Jezus nie mówi wprost. Nie mówi: „ważne jest to czy tamto, a reszta to śmieci”. Daje tylko kilka podpowiedzi. Zwraca uwagę, że to, co naprawdę cenne w życiu, jest odporne na przemijanie, nie niszczeje, trwa. Nikt nie może nam tego ukraść. Nie jest to też wartość policzalna w żadnej walucie świata. Trzeba pytać nie tyle rozumu, ale serca. Gdzie podąża moje najgłębsze ja, czego chcę ostatecznie od życia? Kogo lub co kocham? Za co, za kogo oddałbym wszystko inne?
„Światłem ciała jest oko. Jeśli więc twoje oko jest zdrowe, całe twoje ciało będzie w świetle.

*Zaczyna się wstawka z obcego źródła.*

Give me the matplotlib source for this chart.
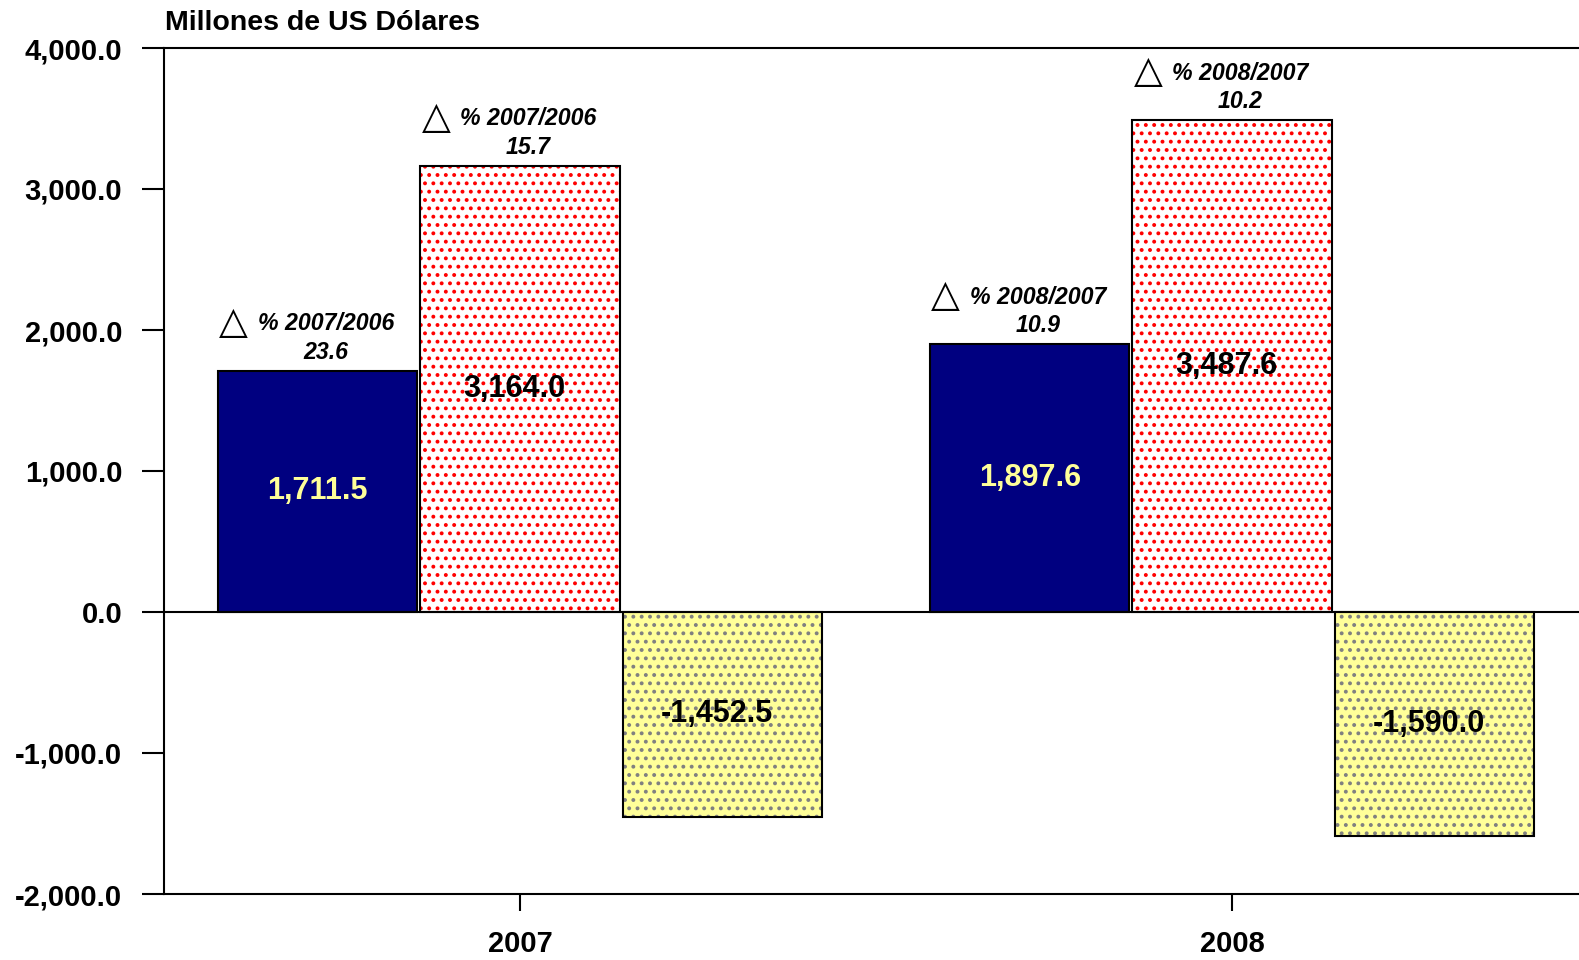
import numpy as np
import matplotlib
matplotlib.use("Agg")
import matplotlib.pyplot as plt

# Data
years = ["2007", "2008"]
blue_vals = [1711.5, 1897.6]
red_vals = [3164.0, 3487.6]
yellow_vals = [-1452.5, -1590.0]
blue_pct = [23.6, 10.9]
red_pct = [15.7, 10.2]
pct_labels = ["% 2007/2006", "% 2008/2007"]
yticks = [-2000, -1000, 0, 1000, 2000, 3000, 4000]

plt.rcParams['font.family'] = ['Liberation Sans', 'DejaVu Sans']
plt.rcParams['hatch.linewidth'] = 1.6

fig = plt.figure(figsize=(15.79, 9.6), dpi=100)
# axes runs a bit past the right edge of the figure, like the original
ax = fig.add_axes([164 / 1579, 66 / 960, 1424 / 1579, 846 / 960])

x = np.arange(len(years))
w = 0.28
off = 0.284

# blue bars
ax.bar(x - off, blue_vals, w, color="#000080", edgecolor="black", linewidth=1.5, zorder=2)
# dotted bars: hatch drawn first in dot colour, then black outline
ax.bar(x, red_vals, w, color="white", edgecolor="#ff0000", hatch="..", linewidth=0, zorder=2)
ax.bar(x, red_vals, w, fill=False, edgecolor="black", linewidth=1.5, zorder=3)
ax.bar(x + off, yellow_vals, w, color="#ffff99", edgecolor="#808080", hatch="..", linewidth=0, zorder=2)
ax.bar(x + off, yellow_vals, w, fill=False, edgecolor="black", linewidth=1.5, zorder=3)

ax.axhline(0, color="black", linewidth=1.5, zorder=4)

# values inside bars
for i in range(len(years)):
    ax.text(x[i] - off, blue_vals[i] / 2, f"{blue_vals[i]:,.1f}", ha="center", va="center",
            color="#ffff99", fontsize=22, fontweight="bold", zorder=5)
    ax.text(x[i] - 0.008, red_vals[i] / 2, f"{red_vals[i]:,.1f}", ha="center", va="center",
            color="black", fontsize=22, fontweight="bold", zorder=5)
    ax.text(x[i] + off - 0.007, yellow_vals[i] / 2, f"{yellow_vals[i]:,.1f}", ha="center", va="center",
            color="black", fontsize=22, fontweight="bold", zorder=5)

# growth annotations above bars
for i in range(len(years)):
    for xc, v, p in [(x[i] - off, blue_vals[i], blue_pct[i]), (x[i], red_vals[i], red_pct[i])]:
        ax.annotate(f"{pct_labels[i]}\n{p:.1f}", xy=(xc, v), xytext=(8, 7),
                    textcoords="offset pixels", ha="center", va="bottom",
                    fontsize=16.7, fontweight="bold", fontstyle="italic",
                    linespacing=1.3, zorder=5)
        ax.annotate("\u25b3", xy=(xc, v), xytext=(-84, 48),
                    textcoords="offset pixels", ha="center", va="center",
                    fontsize=27, family="DejaVu Sans", zorder=5)

ax.set_xlim(-0.5, 1.5)
ax.set_ylim(-2000, 4000)
ax.set_yticks(yticks)
ax.set_yticklabels([f"{t:,.1f}" for t in yticks])
ax.set_xticks(x)
ax.set_xticklabels(years)

ax.tick_params(axis="y", direction="out", length=16, width=1.5, pad=14, labelsize=21)
ax.tick_params(axis="x", direction="out", length=12, width=1.5, pad=14, labelsize=21)
for lab in ax.get_xticklabels() + ax.get_yticklabels():
    lab.set_fontweight("bold")

for s in ["left", "bottom", "top"]:
    ax.spines[s].set_linewidth(1.5)
ax.spines["right"].set_visible(False)

fig.text(165 / 1579, 1 - 23.5 / 960, "Millones de US Dólares", ha="left", va="center",
         fontsize=20.5, fontweight="bold")

fig.savefig("out.png", dpi=100)
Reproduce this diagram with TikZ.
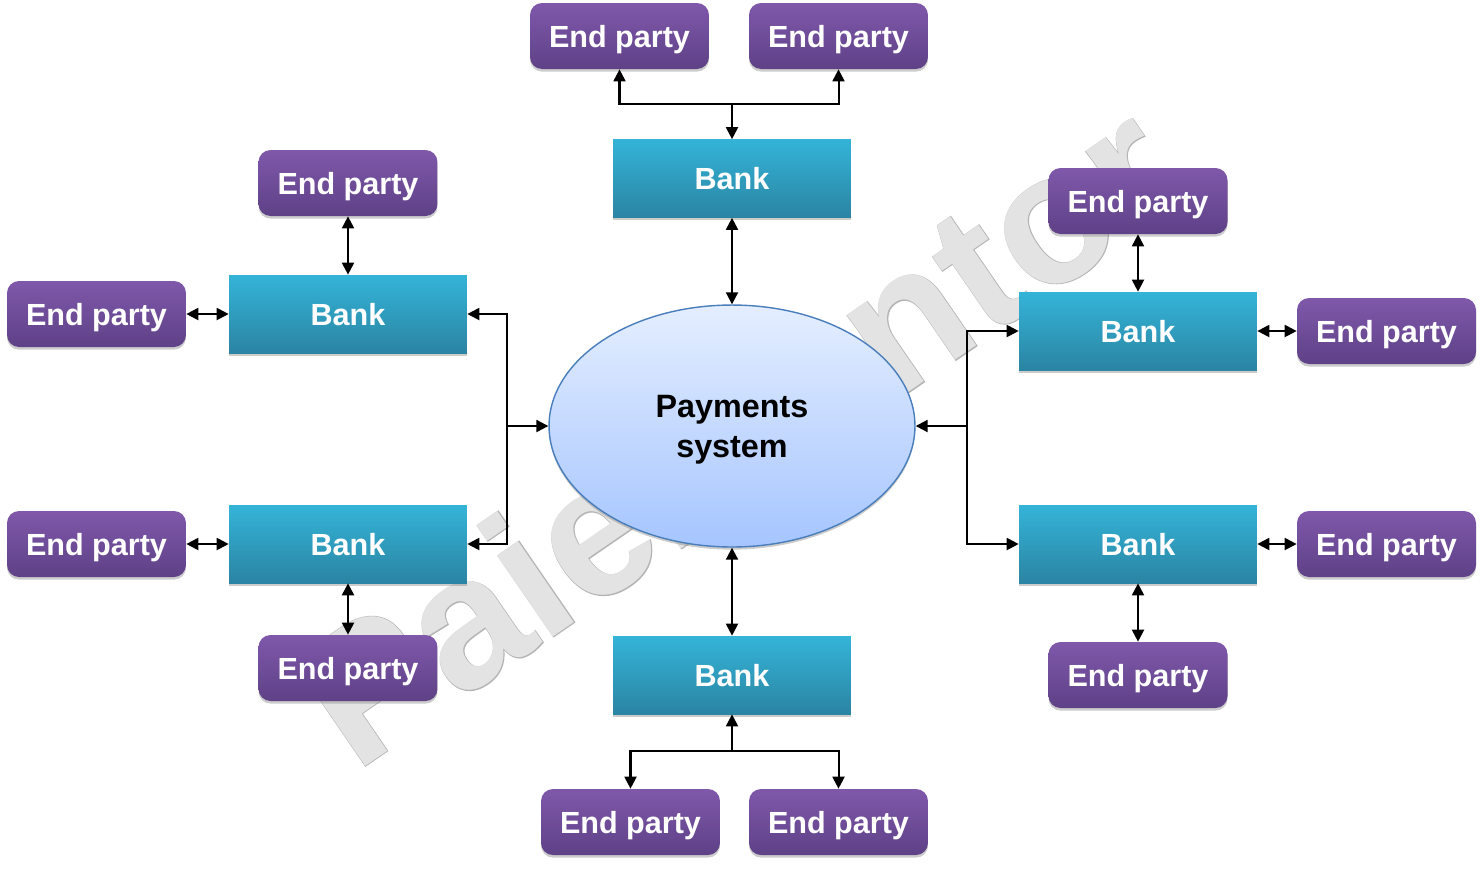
\documentclass[tikz,border=0pt]{standalone}
\usepackage{fontspec}
\setmainfont{Liberation Sans}
\newfontfamily\markfont[FakeBold=0.6]{Liberation Sans Bold}
\usepackage{xcolor}
\usepackage{tikz}
\usetikzlibrary{arrows.meta}
\usetikzlibrary{shadows}
\usetikzlibrary{shapes.geometric}
\definecolor{partytop}{HTML}{7F58AA}
\definecolor{partybottom}{HTML}{5E4187}
\definecolor{banktop}{HTML}{34B4D8}
\definecolor{bankbottom}{HTML}{2B84A3}
\definecolor{systop}{HTML}{E4EEFF}
\definecolor{sysbottom}{HTML}{A6C5FF}
\definecolor{sysline}{HTML}{4A7EBB}
\definecolor{markfill}{HTML}{E3E3E3}
\definecolor{markline}{HTML}{B4B4B4}
\tikzset{
    treenode/.style = {align=center, inner sep=0pt, text centered},
    party_node/.style = {treenode, rectangle, rounded corners=0.24cm, white, top color=partytop, bottom color=partybottom, minimum width=3.58cm, minimum height=1.32cm, text height=13.6pt, text depth=0pt, font=\fontsize{17.4}{20}\selectfont\bfseries, drop shadow={shadow xshift=0pt, shadow yshift=-1.5pt, opacity=0.4}},
    bank_node/.style = {treenode, rectangle, white, top color=banktop, bottom color=bankbottom, minimum width=4.76cm, minimum height=1.56cm, text height=13pt, text depth=0pt, font=\fontsize{17.4}{20}\selectfont\bfseries, drop shadow={shadow xshift=0pt, shadow yshift=-1.5pt, opacity=0.4}},
    system_node/.style = {treenode, ellipse, black, draw=sysline, line width=0.8pt, top color=systop, bottom color=sysbottom, minimum width=7.32cm, minimum height=4.84cm, text depth=-1.7pt, font=\fontsize{18.4}{22.8}\selectfont\bfseries, drop shadow={shadow xshift=0pt, shadow yshift=-1.5pt, opacity=0.4}},
    mark_node/.style = {treenode, rotate=34.5, font=\fontsize{106}{105}\selectfont},
    link/.style = {line width=1.15pt, black}
}

\begin{document}
\begin{tikzpicture}
            [x=0.02cm, y=-0.02cm, >={Triangle[length=6.8pt, width=6.8pt]}]

            \useasboundingbox (0,0) rectangle (1483,870);

            \node (mark_line) [mark_node, markline] at (735.5,431) {\markfont Paiementor};
            \node (mark_fill) [mark_node, markfill] at (735.5,431) {\bfseries Paiementor};

            \node (system) [system_node] at (732,426) {Payments\\system};

            \node (bank_top) [bank_node] at (732,178.5) {Bank};
            \node (bank_bottom) [bank_node] at (732,675) {Bank};
            \node (bank_lu) [bank_node] at (348,314) {Bank};
            \node (bank_ld) [bank_node] at (348,544) {Bank};
            \node (bank_ru) [bank_node] at (1138,331) {Bank};
            \node (bank_rd) [bank_node] at (1138,544) {Bank};

            \node (party_t1) [party_node] at (619.5,36) {End party};
            \node (party_t2) [party_node] at (838.5,36) {End party};
            \node (party_b1) [party_node] at (630.5,822) {End party};
            \node (party_b2) [party_node] at (838.5,822) {End party};
            \node (party_lu1) [party_node] at (348,183) {End party};
            \node (party_lu2) [party_node] at (96.5,314) {End party};
            \node (party_ld1) [party_node] at (96.5,544) {End party};
            \node (party_ld2) [party_node] at (348,668) {End party};
            \node (party_ru1) [party_node] at (1138,201) {End party};
            \node (party_ru2) [party_node] at (1386.5,331) {End party};
            \node (party_rd1) [party_node] at (1386.5,544) {End party};
            \node (party_rd2) [party_node] at (1138,675) {End party};

            \coordinate (fork_t) at (732,104);
            \coordinate (fork_b) at (732,751);
            \coordinate (fork_l) at (507,426);
            \coordinate (fork_r) at (967,426);

            \draw [link, <->] (bank_top) -- (system);
            \draw [link, <->] (bank_bottom) -- (system);
            \draw [link, ->] (fork_t) -- (bank_top);
            \draw [link, ->] (fork_t) -| (party_t1);
            \draw [link, ->] (fork_t) -| (party_t2);
            \draw [link, ->] (fork_b) -- (bank_bottom);
            \draw [link, ->] (fork_b) -| (party_b1);
            \draw [link, ->] (fork_b) -| (party_b2);

            \draw [link, ->] (fork_l) -- (system);
            \draw [link, ->] (fork_l) |- (bank_lu);
            \draw [link, ->] (fork_l) |- (bank_ld);
            \draw [link, ->] (fork_r) -- (system);
            \draw [link, ->] (fork_r) |- (bank_ru);
            \draw [link, ->] (fork_r) |- (bank_rd);

            \draw [link, <->] (bank_lu) -- (party_lu1);
            \draw [link, <->] (bank_lu) -- (party_lu2);
            \draw [link, <->] (bank_ld) -- (party_ld1);
            \draw [link, <->] (bank_ld) -- (party_ld2);
            \draw [link, <->] (bank_ru) -- (party_ru1);
            \draw [link, <->] (bank_ru) -- (party_ru2);
            \draw [link, <->] (bank_rd) -- (party_rd1);
            \draw [link, <->] (bank_rd) -- (party_rd2);
        \end{tikzpicture}
\end{document}
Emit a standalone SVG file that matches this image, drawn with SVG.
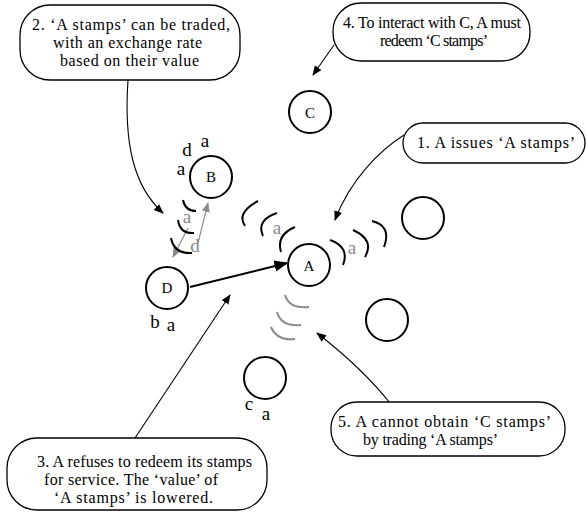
<svg xmlns="http://www.w3.org/2000/svg" width="586" height="513" viewBox="0 0 586 513">
<style>
text{font-family:'Liberation Serif','Times New Roman',serif;fill:#000}
.box{fill:#fff;stroke:#000;stroke-width:1.3}
.node{fill:#fff;stroke:#000;stroke-width:2}
.lbl{font-size:16px}
.nl{font-size:15px;text-anchor:middle}
.sm{font-size:19px;text-anchor:middle}
.g{fill:#8a8a8a}
.arc{fill:none;stroke:#000;stroke-width:2}
.garc{fill:none;stroke:#8a8a8a;stroke-width:2}
.con{fill:none;stroke:#000;stroke-width:1.1}
</style>
<defs>
<marker id="ah" viewBox="0 0 10 10" refX="9" refY="5" markerWidth="10" markerHeight="10" markerUnits="userSpaceOnUse" orient="auto"><path d="M0,1 L10,5 L0,9 Z" fill="#000"/></marker>
<marker id="ahb" viewBox="0 0 10 10" refX="9" refY="5" markerWidth="14" markerHeight="14" markerUnits="userSpaceOnUse" orient="auto"><path d="M0,1 L10,5 L0,9 Z" fill="#000"/></marker>
<marker id="ahg" viewBox="0 0 10 10" refX="9" refY="5" markerWidth="10" markerHeight="10" markerUnits="userSpaceOnUse" orient="auto"><path d="M0,1 L10,5 L0,9 Z" fill="#8a8a8a"/></marker>
</defs>

<g id="connectors">
<path class="con" d="M128,80 C124,140 132,185 163,213" marker-end="url(#ah)"/>
<path class="con" d="M334,45 L313,75" marker-end="url(#ah)"/>
<path class="con" d="M404,135 C380,150 350,180 335,220" marker-end="url(#ah)"/>
<path class="con" d="M390,403 Q362,368 317,333" marker-end="url(#ah)"/>
<path class="con" d="M135,438 L230,295" marker-end="url(#ah)"/>
<path d="M190,287 L287,263" fill="none" stroke="#000" stroke-width="2" marker-end="url(#ahb)"/>
<path d="M198,243 L208,203" fill="none" stroke="#8a8a8a" stroke-width="1.2" marker-end="url(#ahg)"/>
<path d="M188,228 L173,257" fill="none" stroke="#8a8a8a" stroke-width="1.2" marker-end="url(#ahg)"/>
</g>

<g id="arcs">
<path class="arc" d="M183,200 Q185,211 196,211"/>
<path class="arc" d="M178,220 Q180,234 194,233"/>
<path class="arc" d="M171,238 Q174,254 192,253"/>
<path class="arc" d="M258,201 Q236,213 245,226"/>
<path class="arc" d="M277,213 Q256,220 263,236"/>
<path class="arc" d="M295,227 Q276,235 281,252"/>
<path class="arc" d="M330,240 Q350,247 343,265"/>
<path class="arc" d="M353,230 Q375,240 365,257"/>
<path class="arc" d="M372,221 Q392,226 384,247"/>
<path class="garc" d="M285,295 Q289,309 309,307"/>
<path class="garc" d="M277,312 Q281,327 301,325"/>
<path class="garc" d="M271,327 Q277,341 295,339"/>
</g>

<g id="box2">
<rect class="box" x="20" y="5" width="220" height="75" rx="30" ry="30"/>
<text class="lbl" x="32" y="30" textLength="198" lengthAdjust="spacing">2. ‘A stamps’ can be traded,</text>
<text class="lbl" x="53" y="48" textLength="149" lengthAdjust="spacing">with an exchange rate</text>
<text class="lbl" x="60" y="66" textLength="139" lengthAdjust="spacing">based on their value</text>
</g>
<g id="box4">
<rect class="box" x="333" y="3" width="197" height="58" rx="28" ry="28"/>
<text class="lbl" x="343" y="28" textLength="178" lengthAdjust="spacing">4. To interact with C, A must</text>
<text class="lbl" x="380" y="46" textLength="108" lengthAdjust="spacing">redeem ‘C stamps’</text>
</g>
<g id="box1">
<rect class="box" x="403" y="123" width="182" height="40" rx="20" ry="20"/>
<text class="lbl" x="417" y="148" textLength="158" lengthAdjust="spacing">1. A issues ‘A stamps’</text>
</g>
<g id="box5">
<rect class="box" x="331" y="402" width="234" height="54" rx="26" ry="26"/>
<text class="lbl" x="338" y="427" textLength="213" lengthAdjust="spacing">5. A cannot obtain ‘C stamps’</text>
<text class="lbl" x="363" y="445" textLength="135" lengthAdjust="spacing">by trading ‘A stamps’</text>
</g>
<g id="box3">
<rect class="box" x="7" y="438" width="260" height="72" rx="30" ry="30"/>
<text class="lbl" x="37" y="467" textLength="215" lengthAdjust="spacing">3. A refuses to redeem its stamps</text>
<text class="lbl" x="44" y="485" textLength="174" lengthAdjust="spacing">for service. The ‘value’ of</text>
<text class="lbl" x="54" y="503" textLength="159" lengthAdjust="spacing">‘A stamps’ is lowered.</text>
</g>

<g id="nodeC"><circle class="node" cx="310" cy="112" r="21"/><text class="nl" x="310" y="118">C</text></g>
<g id="nodeB"><circle class="node" cx="211" cy="177" r="21"/><text class="nl" x="211" y="182">B</text>
<text class="sm" x="187" y="156">d</text>
<text class="sm" x="205" y="147">a</text>
<text class="sm" x="181" y="175">a</text>
<text class="sm g" x="187" y="223">a</text>
<text class="sm g" x="195" y="252">d</text>
</g>
<g id="nodeA"><circle class="node" cx="309" cy="265" r="21"/><text class="nl" x="309" y="271">A</text>
<text class="sm g" x="277" y="234">a</text>
<text class="sm g" x="352" y="254">a</text>
</g>
<g id="nodeD"><circle class="node" cx="167" cy="288" r="21"/><text class="nl" x="167" y="293">D</text>
<text class="sm" x="155" y="328">b</text>
<text class="sm" x="171" y="331">a</text>
</g>
<g id="nodeE"><circle class="node" cx="423" cy="218" r="21"/></g>
<g id="nodeF"><circle class="node" cx="387" cy="320" r="21"/></g>
<g id="nodeG"><circle class="node" cx="265" cy="378" r="21"/>
<text class="sm" x="249" y="410">c</text>
<text class="sm" x="266" y="420">a</text>
</g>
</svg>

Lecz jeśli twoje oko jest chore, całe twoje ciało będzie w ciemności”. Jak rozumieć tę metaforę? Z jednej strony to przestroga przed wpuszczeniem do swojego wnętrza ciemności, czyli jakiegoś fałszu czy kłamstwa. Pozytywnie, to zaproszenie do tego, aby dbać o swój wzrok. Jak postrzegam rzeczywistość? Czy mam w oko szkiełko, które wyostrza wzrok na pewne rzeczy, a inne przysłania? Czy umiem tak patrzeć na siebie, innych, aby jak najwięcej światła rozjaśniało nasze życie? Czy widzę jasno dobro i zło, kłamstwo i fałsz, piękno i tandetę? Człowiek na ogół widzi tylko to, co chce widzieć. I zarazem nie widzi tego, czego nie chce widzieć. Nasze postrzeganie rzeczywistości jest uzależnione od tego, co nosimy w sercu. Dokonujemy selekcji, która może nas prowadzić na manowce, a nawet ku przepaści. Poznanie jest silnie uzależnione od naszej woli, od naszej historii, naszych traum. Jesteśmy zwykle tak mocno przywiązani do swoich poglądów, że z trudem dokonujemy ich rewizji. A jednak oczy są po to, aby widzieć rzeczy w prawdzie.
Nie przypadkiem jedno z szatańskich imion to Lucyfer, czyli „niosący światłość”. W medialno-internetowym świecie jest mnóstwo sytuacji, gdy zło uważa się za dobro, kłamstwo jest zamaskowane troską o prawdę. „Jeśli więc światło, które jest w tobie, jest ciemnością, jakże wielka to ciemność!”. Koniecznie trzeba usuwać belki z naszych oczu. Inaczej prędzej czy później wpadniemy w przepaść, bo zlekceważyliśmy znaki ostrzegawcze. Nie wolno rezygnować z szukania prawdy o sobie, o świecie, o innych. „Ja się na to narodziłem i na to przyszedłem na świat, aby dać świadectwo prawdzie. Każdy, kto jest z prawdy, słucha mojego głosu” – mówił Jezus przed Piłatem. Namiestnik nie rozpoznał skarbu, który miał przed oczyma. Pozostał ślepy. A ja?